Линахамари — поселок под горами. Зимой фиорд здесь не замерзает, потому что неподалеку проходит Гольфстрим. Каменная двухэтажная гостиница заполнена. Хозяйка гостиницы говорит, что в час ночи поздно заказывать номер.
— Не унывайте, — говорит наш шофер. — Я видел в фиорде пароход «Ямери» — там есть мои друзья. Надеюсь, они устроят вас.
Человек, который доставил нас за пятьсот с лишним километров, не оставляет нас на произвол судьбы. Так поступают все финны. Мы спускаемся вниз к фиорду, к набережной, к которой причален красивый туристский пароход.
Капитан и команда корабля еще не спят, что-то делают на палубе, пригоршнями смахивая с лица и шеи мошкару, защищаясь от нее густым дымом трубок. Увидев шофера, они принимаются расспрашивать, что слышно в далеких краях, за Полярным кругом, но он сперва говорит о нас. Ура! Ночлег есть!
Проснулись мы около полудня — бодрые, отдохнувшие. Отодвинули занавески, за иллюминаторами засиял яркий день.
Фиорд безмятежен. Со всех сторон окружают его горы. Солнце снова поднялось высоко. На дворе тепло, как у нас летом. Бесконечное безмолвие окружает воду и горы. На одной из гор торчит дикий козел. Вид — как на картинке художника-примитивиста. Тайна козла выяснилась на следующий день. Его изготовили местные юмористы.
Позавтракав, мы поднимаемся в горы, с которых откроется вид на широкий Ледовитый океан. Рядом с дорогой — убогие лачуги рыбаков. На горе цементный водоем, из которого по трубам деревня получает чистую воду. По ущелью с шумом летит вниз горный ручей. Мы поднимаемся в места, где нет людей. После доброго часа пути мы оказываемся на вершине; слева, среди скал и болот, блестят озера. Цветут розовые травы, качаются стебельки мха. В выемках камней блестит вода — в лужах отражаются светлые тучи. Здесь лишь камень, облака и солнце. Здесь, на ветру, оно греет слабо. Не увидим ли мы медведя, который катит мохнатой лапой камни вниз? Но вокруг ни души — ни зверя, ни человека.
И вот после долгого пути перед нашими глазами открывается океан.

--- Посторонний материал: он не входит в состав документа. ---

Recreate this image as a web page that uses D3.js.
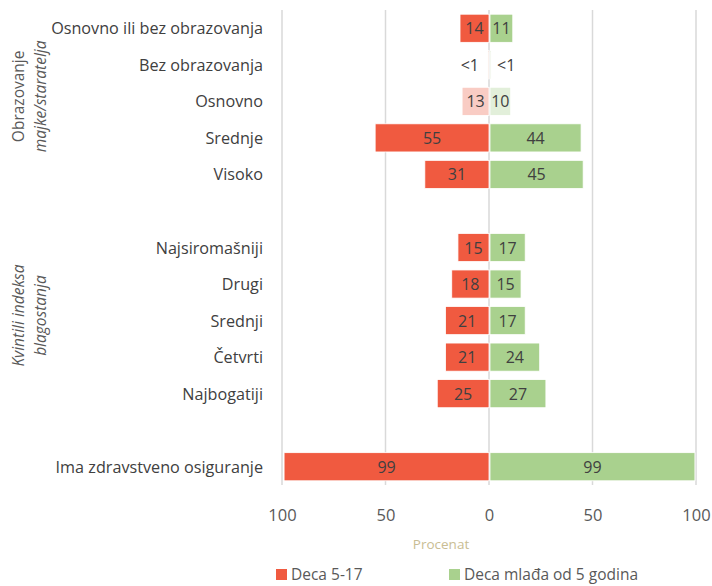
<!DOCTYPE html>
<html><head><meta charset="utf-8">
<script src="https://cdn.jsdelivr.net/npm/d3@7"></script>
<style>body{margin:0;background:#fff;} text{font-family:"Open Sans",sans-serif;}</style>
</head><body>
<svg id="c" width="712" height="586"></svg>
<script>
const categories = ["Osnovno ili bez obrazovanja","Bez obrazovanja","Osnovno","Srednje","Visoko","",
  "Najsiromašniji","Drugi","Srednji","Četvrti","Najbogatiji","","Ima zdravstveno osiguranje"];
const olderValues   = [14, 0.5, 13, 55, 31, null, 15, 18, 21, 21, 25, null, 99];
const olderLabels   = ["14","<1","13","55","31","","15","18","21","21","25","","99"];
const youngerValues = [11, 0.5, 10, 44, 45, null, 17, 15, 17, 24, 27, null, 99];
const youngerLabels = ["11","<1","10","44","45","","17","15","17","24","27","","99"];
const tickValues = [-100, -50, 0, 50, 100];
const seriesNames = ["Deca 5-17", "Deca mlađa od 5 godina"];
const axisTitle = "Procenat";
const groupLabels = [
  {lines:["Obrazovanje","majke/staratelja"], from:0, to:4, italic:[false,true]},
  {lines:["Kvintili indeksa","blagostanja"], from:6, to:10, italic:[true,true]}
];

const RED="#F05A40", GREEN="#A9D18E", RED_L="#F9CCC4", GREEN_L="#E2EFDA";
const svg = d3.select("#c");
const x = d3.scaleLinear().domain([-100,100]).range([282,696]);
const y = d3.scaleBand().domain(d3.range(categories.length)).range([10,485]).paddingInner(0.23).paddingOuter(0.115);

// gridlines
svg.append("g").selectAll("line").data(tickValues).join("line")
  .attr("x1",d=>x(d)).attr("x2",d=>x(d)).attr("y1",10).attr("y2",485)
  .attr("stroke","#D9D9D9").attr("stroke-width",1.5);

const rows = d3.range(categories.length).filter(i=>olderValues[i]!==null);
const bw = y.bandwidth();
// bars
svg.append("g").selectAll("rect").data(rows).join("rect")
  .attr("x",i=>x(-olderValues[i])).attr("width",i=>x(0)-x(-olderValues[i]))
  .attr("y",i=>y(i)).attr("height",bw)
  .attr("fill",i=>i===2?RED_L:(i===1?"#F3DCD3":RED)).attr("stroke","#fff").attr("stroke-width",0.8);
svg.append("g").selectAll("rect").data(rows).join("rect")
  .attr("x",x(0)+1).attr("width",i=>x(youngerValues[i])-x(0))
  .attr("y",i=>y(i)).attr("height",bw)
  .attr("fill",i=>i===2?GREEN_L:(i===1?"#E5EEDC":GREEN)).attr("stroke","#fff").attr("stroke-width",0.8);

// value labels
const lab = svg.append("g").attr("font-size",16).attr("fill","#404040");
rows.forEach(i=>{
  const cy = y(i)+bw/2+6;
  if (olderValues[i] < 1) {
    lab.append("text").attr("x",x(0)-10).attr("y",cy).attr("text-anchor","end").text(olderLabels[i]);
  } else {
    lab.append("text").attr("x",(x(-olderValues[i])+x(0))/2).attr("y",cy).attr("text-anchor","middle").text(olderLabels[i]);
  }
  if (youngerValues[i] < 1) {
    lab.append("text").attr("x",x(0)+8).attr("y",cy).attr("text-anchor","start").text(youngerLabels[i]);
  } else {
    lab.append("text").attr("x",(x(youngerValues[i])+x(0))/2+1).attr("y",cy).attr("text-anchor","middle").text(youngerLabels[i]);
  }
});

// category labels
svg.append("g").selectAll("text").data(rows).join("text")
  .attr("x",263).attr("y",i=>y(i)+bw/2+6).attr("text-anchor","end")
  .attr("font-size",16.2).attr("fill","#404040").text(i=>categories[i]);

// x axis tick labels
const ax = svg.append("g").attr("transform","translate(0,518)")
  .call(d3.axisBottom(x).tickValues(tickValues).tickSize(0).tickFormat(d=>Math.abs(d)));
ax.select(".domain").remove();
ax.selectAll("text").attr("font-size",16.5).attr("fill","#595959").attr("font-family","Open Sans").attr("dy",0);

svg.append("text").attr("x",441).attr("y",549).attr("text-anchor","middle")
  .attr("font-size",13.5).attr("fill","#C9BD93").text(axisTitle);

// group labels
groupLabels.forEach(g=>{
  const cy = (y(g.from)+y(g.to)+bw)/2 - 5;
  g.lines.forEach((t,k)=>{
    svg.append("text").attr("transform",`translate(${24+k*22},${cy}) rotate(-90)`)
      .attr("text-anchor","middle").attr("font-size",15.5).attr("fill","#595959")
      .attr("font-style",g.italic[k]?"italic":"normal").text(t);
  });
});

// legend
const lg = svg.append("g").attr("font-size",15.5).attr("fill","#595959");
const legendItems = [{name:seriesNames[0],c:RED,x:276},{name:seriesNames[1],c:GREEN,x:449}];
legendItems.forEach(l=>{
  lg.append("rect").attr("x",l.x).attr("y",569).attr("width",11).attr("height",11).attr("fill",l.c);
  lg.append("text").attr("x",l.x+15).attr("y",580).text(l.name);
});
</script>
</body></html>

Здравствуй, океан, поднимавший корабли Нансена и Амундсена! Здравствуйте, северные острова, погруженные в туман, здравствуй и ты, далекий полюс!
Усталые, тихие, мы вернулись той же тропой, одурев от ветра, воды и глубокого неяркого северного неба, которое нависало над нами — крохотными живыми точками природы.
День отъезда выдался дождливый и мрачный. О палубу парохода стучали мелкие, назойливые капли дождя. С севера небо покрывал туман, густые тучи. Горы и фиорд изменились.
В гостинице завтракали англичане, американцы, шведы, немцы. Мы с Элизой тоже сидели в уютном зале, глядя на темные тучи, катящиеся по вершинам гор. Мы замерзли, пока дошли от парохода до гостиницы. Душистый кофе нас сразу согрел. Я вспомнил капитана, который за стаканом виски в Петсамо предлагал мне отправиться в Шпицберген — он собирался туда ловить рыбу; подумал о далеких островах с высокими горами, ледниками, солнцем, не заходящим четыре месяца подряд, и мне стало тоскливо.
К гостинице подъехал автобус. В нем сидел другой шофер.
Мы еще раз пересечем землю лопарей — на этот раз в тумане. В воображении южан этот край всегда был сумрачен. Не зря в «Калевале» он назван именем Похьолы с постоянными эпитетами «туманный», «темный», «мрачный».
Но мы видели землю и небо, озаренные полуночным солнцем, — и это солнце мы навсегда запомнили и увезли домой.